In this novel Lorenzo Silva narrates in the first person how he discovered one of the most heroic and tragic moments of Spanish history, surprisingly forgotten by nearly everybody. A key event marked by the antagonism between two men. The history of the military coup in Barcelona on July 19, 1936, the General Goded’s challenge of the republican legality, and General Aranguren’s, the top responsible of the Guardia Civil, decision, who chose to defend democracy.

Aranguren’s refusal to collaborate with the coup and his faithfulness to the Republic are part of our history, but a part that is seldom narrated. And the fact that this is one of our least known and most awkward episodes turns it into one of the best stories that the literature on the Civil War can give us.

This is the story of a forgotten hero. A man who was able to set loyalty and his sense of duty before the orders of those who would end up in power.

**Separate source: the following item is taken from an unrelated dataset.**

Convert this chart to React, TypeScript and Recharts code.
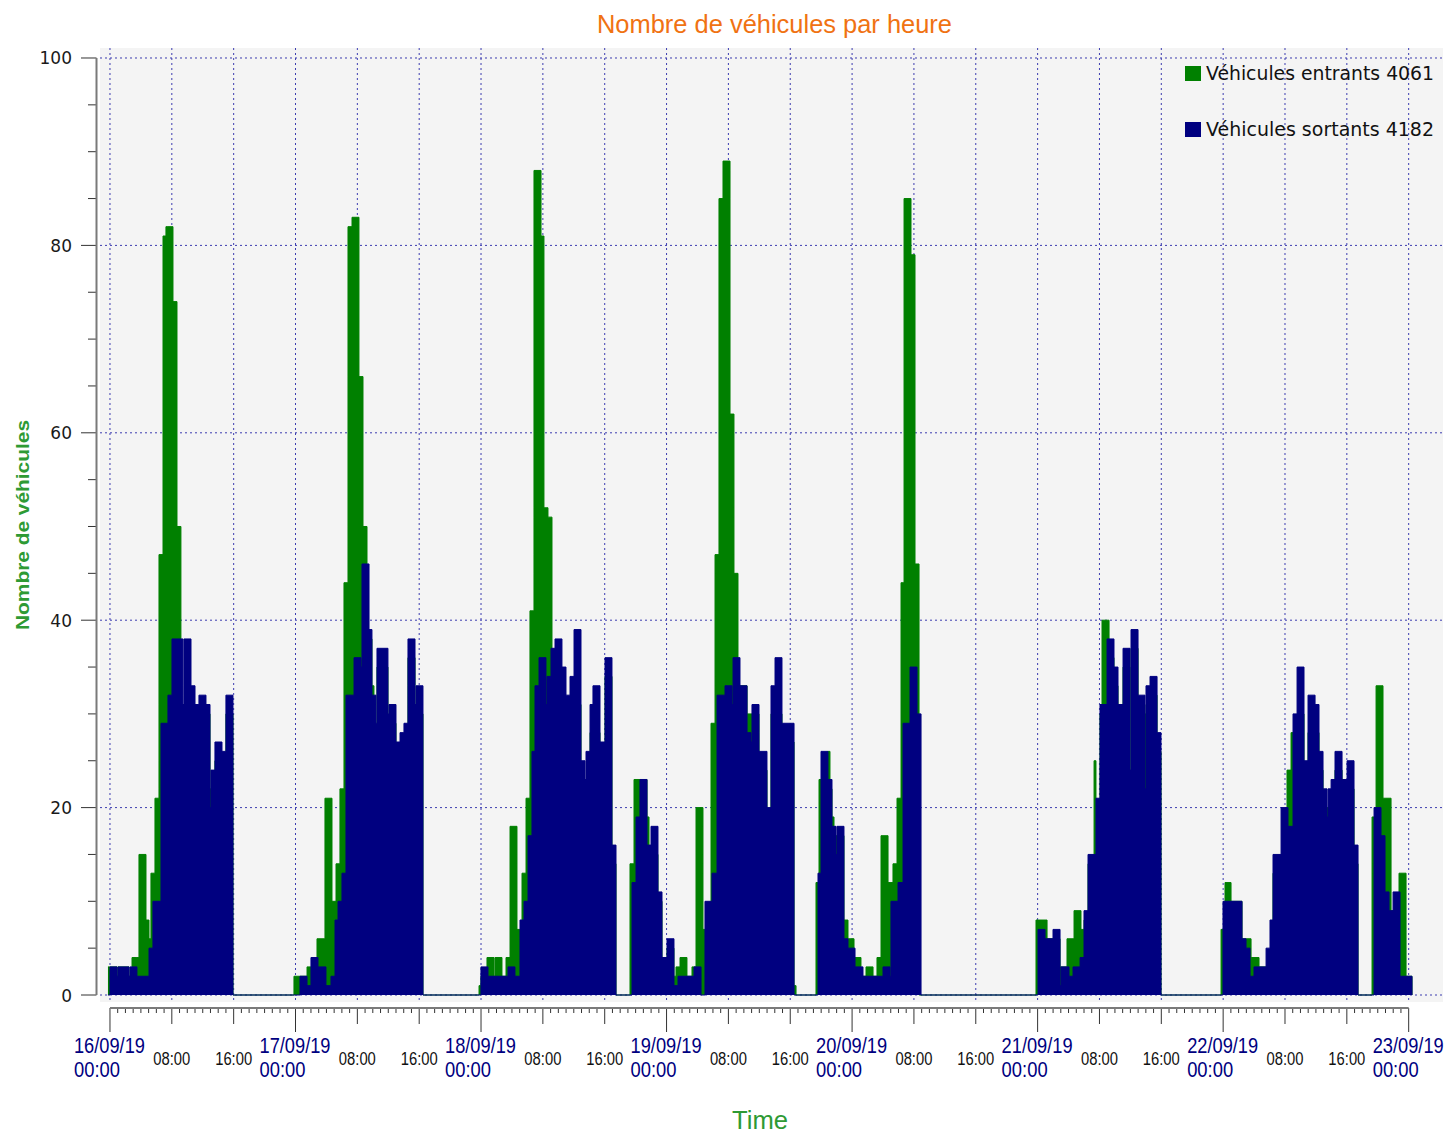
import React from 'react';
import { ComposedChart, Area, XAxis, YAxis, CartesianGrid } from 'recharts';

// ---------- texts ----------
const CHART_TITLE = 'Nombre de véhicules par heure';
const X_TITLE = 'Time';
const Y_TITLE = 'Nombre de véhicules';
const SERIES_NAMES = ['Véhicules entrants 4061', 'Véhicules sortants 4182'];
const SERIES_COLORS = ['#008000', '#000080'];
const DAY_LABELS = ['16/09/19', '17/09/19', '18/09/19', '19/09/19', '20/09/19', '21/09/19', '22/09/19', '23/09/19'];
const DAY_TIME_LABEL = '00:00';
const HOUR_LABELS: Record<number, string> = { 8: '08:00', 16: '16:00' };
const Y_TICK_VALUES = [0, 5, 10, 15, 20, 25, 30, 35, 40, 45, 50, 55, 60, 65, 70, 75, 80, 85, 90, 95, 100];
const Y_GRID_VALUES = [0, 20, 40, 60, 80, 100];
const X_GRID_HOURS = [0, 8, 16, 24, 32, 40, 48, 56, 64, 72, 80, 88, 96, 104, 112, 120, 128, 136, 144, 152, 160, 168];

// ---------- data: step change points [hours since 16/09/19 00:00, vehicles/hour] ----------
const ENTRANTS: [number, number][] = [
  [-0.26, 3], [0.91, 2], [1.03, 3], [2.46, 2], [2.85, 4], [3.75, 15], [4.66, 8], [5.05, 6], [5.3, 13], [5.82, 21],
  [6.34, 47], [6.86, 81], [7.24, 82], [8.15, 74], [8.67, 50], [9.18, 31], [10.48, 30], [11.51, 30], [12.94, 22],
  [13.58, 25], [14.49, 24], [15.0, 30], [15.91, 0],
  [23.8, 2], [25.49, 3], [26.0, 3], [26.78, 6], [27.81, 21], [28.72, 10], [29.24, 14], [29.75, 22], [30.27, 44],
  [30.79, 82], [31.31, 83], [32.21, 66], [32.73, 50], [33.25, 38], [33.89, 33], [34.15, 28], [34.54, 35], [35.96, 29],
  [37.0, 26], [38.03, 27], [38.55, 36], [39.46, 30], [40.49, 0],
  [47.74, 1], [47.99, 2], [48.77, 4], [49.68, 2], [49.81, 4], [50.71, 2], [51.23, 4], [51.75, 18], [52.65, 7],
  [53.3, 13], [53.82, 21], [54.33, 41], [54.85, 88], [55.76, 81], [56.14, 52], [56.66, 51], [57.18, 33], [58.47, 30],
  [59.51, 31], [60.93, 22], [62.1, 28], [63.39, 24], [64.04, 34], [64.94, 14], [65.46, 0],
  [67.27, 14], [67.79, 23], [69.47, 19], [69.73, 15], [70.89, 10], [71.41, 3], [72.06, 5], [72.96, 2], [73.22, 3],
  [73.74, 4], [74.64, 2], [75.29, 3], [75.81, 20], [76.71, 7], [77.75, 29], [78.27, 47], [78.78, 85], [79.3, 89],
  [80.21, 62], [80.72, 45], [81.24, 33], [82.41, 30], [83.96, 24], [84.99, 18], [85.51, 30], [86.93, 27], [88.49, 1],
  [88.75, 0],
  [91.33, 12], [91.72, 23], [92.88, 26], [93.14, 22], [93.4, 19], [93.66, 17], [94.95, 8], [95.47, 6], [96.25, 4],
  [97.15, 2], [97.8, 3], [98.71, 2], [99.22, 4], [99.74, 17], [100.65, 12], [101.29, 14], [101.81, 21], [102.33, 44],
  [102.72, 85], [103.62, 79], [104.14, 46], [104.66, 0],
  [119.79, 8], [121.22, 6], [122.9, 3], [123.8, 6], [124.71, 9], [125.61, 7], [126.0, 8], [126.52, 14], [127.3, 25],
  [127.55, 20], [128.07, 30], [128.33, 40], [129.24, 36], [129.88, 33], [130.4, 30], [131.05, 35], [131.95, 22],
  [132.08, 37], [132.99, 30], [134.02, 31], [134.54, 32], [135.45, 26], [135.96, 0],
  [143.73, 7], [144.24, 12], [145.02, 10], [146.44, 6], [147.61, 4], [148.64, 3], [150.45, 13], [152.26, 24],
  [152.78, 28], [153.04, 27], [153.56, 30], [154.46, 22], [154.98, 28], [156.4, 24], [156.92, 20], [158.47, 24],
  [159.38, 20], [160.03, 22], [160.93, 14], [161.45, 0],
  [163.26, 19], [163.78, 33], [164.68, 21], [165.72, 9], [166.75, 13], [167.66, 2], [168.43, 0],
];

const SORTANTS: [number, number][] = [
  [0, 3], [0.91, 2], [1.03, 3], [2.46, 2], [2.59, 3], [3.49, 2], [5.05, 5], [5.56, 10], [6.6, 29], [7.5, 32],
  [8.02, 38], [9.44, 31], [9.57, 38], [10.48, 33], [11.0, 31], [11.51, 32], [12.42, 31], [12.94, 20], [13.06, 24],
  [13.58, 27], [14.49, 26], [15.0, 32], [15.91, 0],
  [24.58, 2], [25.49, 1], [26.0, 4], [26.91, 3], [27.94, 1], [28.59, 2], [29.11, 8], [29.5, 10], [30.01, 13],
  [30.53, 32], [31.57, 36], [32.47, 35], [32.6, 46], [33.51, 39], [33.89, 32], [34.41, 29], [34.54, 37], [35.96, 30],
  [36.09, 31], [37.0, 27], [37.52, 28], [38.03, 29], [38.55, 38], [39.46, 31], [39.59, 33], [40.49, 0],
  [47.99, 3], [48.9, 2], [51.49, 3], [52.39, 2], [53.04, 8], [53.56, 10], [54.08, 17], [54.59, 26], [54.98, 33],
  [55.5, 36], [56.4, 31], [56.53, 34], [57.05, 37], [57.57, 38], [58.47, 35], [58.99, 32], [59.51, 34], [60.03, 39],
  [60.93, 25], [61.45, 23], [61.58, 26], [62.1, 31], [62.48, 33], [63.39, 27], [64.04, 36], [64.94, 16], [65.46, 0],
  [67.53, 12], [68.05, 19], [68.56, 23], [69.47, 16], [69.99, 18], [70.89, 11], [71.41, 4], [72.06, 6], [72.96, 1],
  [73.48, 2], [75.55, 3], [76.46, 0], [76.97, 10], [77.88, 13], [78.53, 32], [79.56, 33], [80.47, 31], [80.6, 36],
  [81.5, 33], [82.41, 28], [82.92, 27], [83.05, 31], [83.96, 26], [84.99, 20], [85.51, 33], [86.03, 36], [86.93, 29],
  [88.49, 0],
  [91.59, 13], [91.98, 26], [92.88, 23], [93.4, 18], [93.92, 15], [94.05, 18], [94.95, 6], [95.47, 5], [96.38, 3],
  [97.41, 2], [100.0, 3], [100.91, 2], [101.03, 10], [101.94, 12], [102.59, 29], [103.49, 35], [104.4, 30],
  [104.92, 0],
  [120.05, 7], [120.96, 6], [121.99, 7], [122.9, 1], [123.03, 3], [124.06, 2], [124.58, 3], [125.49, 4], [126.0, 9],
  [126.52, 15], [127.55, 21], [128.07, 31], [128.98, 38], [129.88, 35], [130.4, 31], [131.05, 37], [131.95, 24],
  [132.08, 39], [132.99, 32], [133.89, 22], [134.02, 33], [134.54, 34], [135.45, 28], [135.96, 0],
  [143.98, 10], [146.44, 6], [146.96, 5], [147.48, 2], [147.99, 3], [149.55, 5], [150.06, 8], [150.45, 15],
  [151.49, 20], [152.39, 18], [153.04, 30], [153.56, 35], [154.46, 25], [154.98, 32], [155.89, 31], [156.4, 26],
  [156.92, 22], [157.44, 19], [157.57, 22], [157.96, 23], [158.47, 26], [159.38, 23], [160.03, 25], [160.93, 16],
  [161.45, 0],
  [163.52, 20], [164.42, 17], [164.94, 11], [165.46, 9], [165.98, 11], [166.88, 2], [168.43, 0],
];

// ---------- table for the library (step value held between change points) ----------
function valueAt(steps: [number, number][], t: number) {
  let v = 0;
  for (const [ts, val] of steps) {
    if (ts <= t) v = val;
    else break;
  }
  return v;
}
const ALL_TIMES = Array.from(new Set([...ENTRANTS.map((p) => p[0]), ...SORTANTS.map((p) => p[0])])).sort((a, b) => a - b);
const TABLE = ALL_TIMES.map((t) => ({ t, entrants: valueAt(ENTRANTS, t), sortants: valueAt(SORTANTS, t) }));

// ---------- layout ----------
const W = 1449;
const H = 1135;
const PLOT_LEFT = 100;
const PLOT_RIGHT = 1443;
const PLOT_TOP = 48;
const PLOT_BOTTOM = 1002;
const X_MIN = -1.29;
const X_MAX = 172.44;
const Y_MIN = -0.747;
const Y_MAX = 101.067;
const HOUR_TICKS = Array.from({ length: 169 }, (_, i) => i);
const HOUR_PX = (PLOT_RIGHT - PLOT_LEFT) / (X_MAX - X_MIN);
const UNIT_PX = (PLOT_BOTTOM - PLOT_TOP) / (Y_MAX - Y_MIN);
const xPx = (t: number) => PLOT_LEFT + (t - X_MIN) * HOUR_PX;
const yPx = (v: number) => PLOT_TOP + (Y_MAX - v) * UNIT_PX;
const X_AXIS_Y = 1008;
const Y_AXIS_X = 96.5;

const NARROW = '"Liberation Sans Narrow", "Liberation Sans", Arial, sans-serif';
const SANS = '"Liberation Sans", Arial, sans-serif';

function XTick(props: any) {
  const { x, payload } = props;
  const h = payload.value as number;
  const isDay = h % 24 === 0;
  const isMajor = h % 8 === 0;
  const len = isDay ? 24 : isMajor ? 16 : 5;
  return (
    <g>
      <line x1={x} x2={x} y1={X_AXIS_Y} y2={X_AXIS_Y + len} stroke="#333" strokeWidth={1} />
      {isDay && (
        <g fill="#000080" fontFamily={NARROW} fontSize={22}>
          <text x={x - 36} y={1053} textLength={71} lengthAdjust="spacingAndGlyphs">
            {DAY_LABELS[h / 24]}
          </text>
          <text x={x - 36} y={1077} textLength={46} lengthAdjust="spacingAndGlyphs">
            {DAY_TIME_LABEL}
          </text>
        </g>
      )}
      {!isDay && isMajor && (
        <text
          x={x - 18.5}
          y={1065}
          fill="#111"
          fontFamily={NARROW}
          fontSize={18}
          textLength={37}
          lengthAdjust="spacingAndGlyphs"
        >
          {HOUR_LABELS[h % 24]}
        </text>
      )}
    </g>
  );
}

function YTick(props: any) {
  const { y, payload } = props;
  const v = payload.value as number;
  const major = v % 20 === 0;
  return (
    <g>
      <line x1={major ? 81 : 88} x2={Y_AXIS_X} y1={y} y2={y} stroke="#333" strokeWidth={1} />
      {major && (
        <text x={72} y={y + 6.5} textAnchor="end" fill="#1a1a1a" fontFamily='"DejaVu Sans", Verdana, sans-serif' fontSize={17}>
          {v}
        </text>
      )}
    </g>
  );
}

export default function App() {
  return (
    <div style={{ position: 'absolute', left: 0, top: 0, width: W, height: H, background: '#fff' }}>
      <ComposedChart
        width={W}
        height={H}
        data={TABLE}
        margin={{ top: PLOT_TOP, right: W - PLOT_RIGHT, left: PLOT_LEFT - 60, bottom: H - PLOT_BOTTOM - 80 }}
      >
        <CartesianGrid
          fill="#F4F4F4"
          fillOpacity={1}
          stroke="#3c3cb0"
          strokeDasharray="2 3"
          horizontalValues={Y_GRID_VALUES}
          verticalValues={X_GRID_HOURS}
        />
        <XAxis
          type="number"
          dataKey="t"
          domain={[X_MIN, X_MAX]}
          ticks={HOUR_TICKS}
          interval={0}
          allowDataOverflow
          height={80}
          axisLine={false}
          tickLine={false}
          tick={<XTick />}
        />
        <YAxis
          type="number"
          domain={[Y_MIN, Y_MAX]}
          ticks={Y_TICK_VALUES}
          interval={0}
          allowDataOverflow
          width={60}
          axisLine={false}
          tickLine={false}
          tick={<YTick />}
        />
        <Area
          type="stepAfter"
          dataKey="entrants"
          name={SERIES_NAMES[0]}
          fill={SERIES_COLORS[0]}
          fillOpacity={1}
          stroke={SERIES_COLORS[0]}
          strokeWidth={1}
          baseValue={0}
          dot={false}
          activeDot={false}
          isAnimationActive={false}
        />
        <Area
          type="stepAfter"
          dataKey="sortants"
          name={SERIES_NAMES[1]}
          fill={SERIES_COLORS[1]}
          fillOpacity={1}
          stroke={SERIES_COLORS[1]}
          strokeWidth={1}
          baseValue={0}
          dot={false}
          activeDot={false}
          isAnimationActive={false}
        />
      </ComposedChart>
      <svg
        width={W}
        height={H}
        style={{ position: 'absolute', left: 0, top: 0, pointerEvents: 'none' }}
      >
        {/* axis lines */}
        <line x1={Y_AXIS_X} x2={Y_AXIS_X} y1={yPx(100)} y2={yPx(0)} stroke="#7a7a7a" strokeWidth={2} />
        <line x1={xPx(0)} x2={xPx(168)} y1={X_AXIS_Y} y2={X_AXIS_Y} stroke="#7a7a7a" strokeWidth={2} />
        {/* title */}
        <text
          x={774.5}
          y={33}
          textAnchor="middle"
          fill="#F07212"
          fontFamily={SANS}
          fontSize={26}
          textLength={355}
          lengthAdjust="spacingAndGlyphs"
        >
          {CHART_TITLE}
        </text>
        {/* x title */}
        <text x={760} y={1129} textAnchor="middle" fill="#2E9A34" fontFamily={SANS} fontSize={25} textLength={56} lengthAdjust="spacingAndGlyphs">
          {X_TITLE}
        </text>
        {/* y title */}
        <text
          x={0}
          y={0}
          transform="translate(28.5,525) rotate(-90)"
          textAnchor="middle"
          fill="#2E9A34"
          fontFamily={NARROW}
          fontWeight="bold"
          fontSize={19}
          textLength={210}
          lengthAdjust="spacingAndGlyphs"
        >
          {Y_TITLE}
        </text>
        {/* legend */}
        {SERIES_NAMES.map((name, i) => (
          <g key={name}>
            <rect x={1185} y={66 + i * 56} width={16} height={15} fill={SERIES_COLORS[i]} />
            <text
              x={1206}
              y={80 + i * 56}
              fill="#111"
              fontFamily='"DejaVu Sans", Verdana, sans-serif'
              fontSize={19}
              textLength={228}
              lengthAdjust="spacingAndGlyphs"
            >
              {name}
            </text>
          </g>
        ))}
      </svg>
    </div>
  );
}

The critic Jordi Amat agrees that the General Aranguren is a fascinating figure and that Silva managed to collect quite a lot of important material in his book, but he doubts that it works as a novel:

“He soaked in the best bibliography, he talked to the descendants of the protagonist and he searched the archives. … As a biographic reconstruction, the book works. … More doubtful, on the other hand, is to determine if the transformation of this information is a magnetic narrative artefact as pretended by a good novel. The story couldn’t be more forceful and had to be explained, but so much meticulousness tires the reader because the commotion of the facts lies, above all, not in the precision but in the effectiveness with which they are reworked.”

This blogger enjoyed some of Silva’s crime novels in the past. There is 2015 post on one of his books.

At the same time as Silva’s novel, there appeared Sonsoles Ónega’s Después del amor, set also in the Barcelona of the Spanish Civil War (blog post).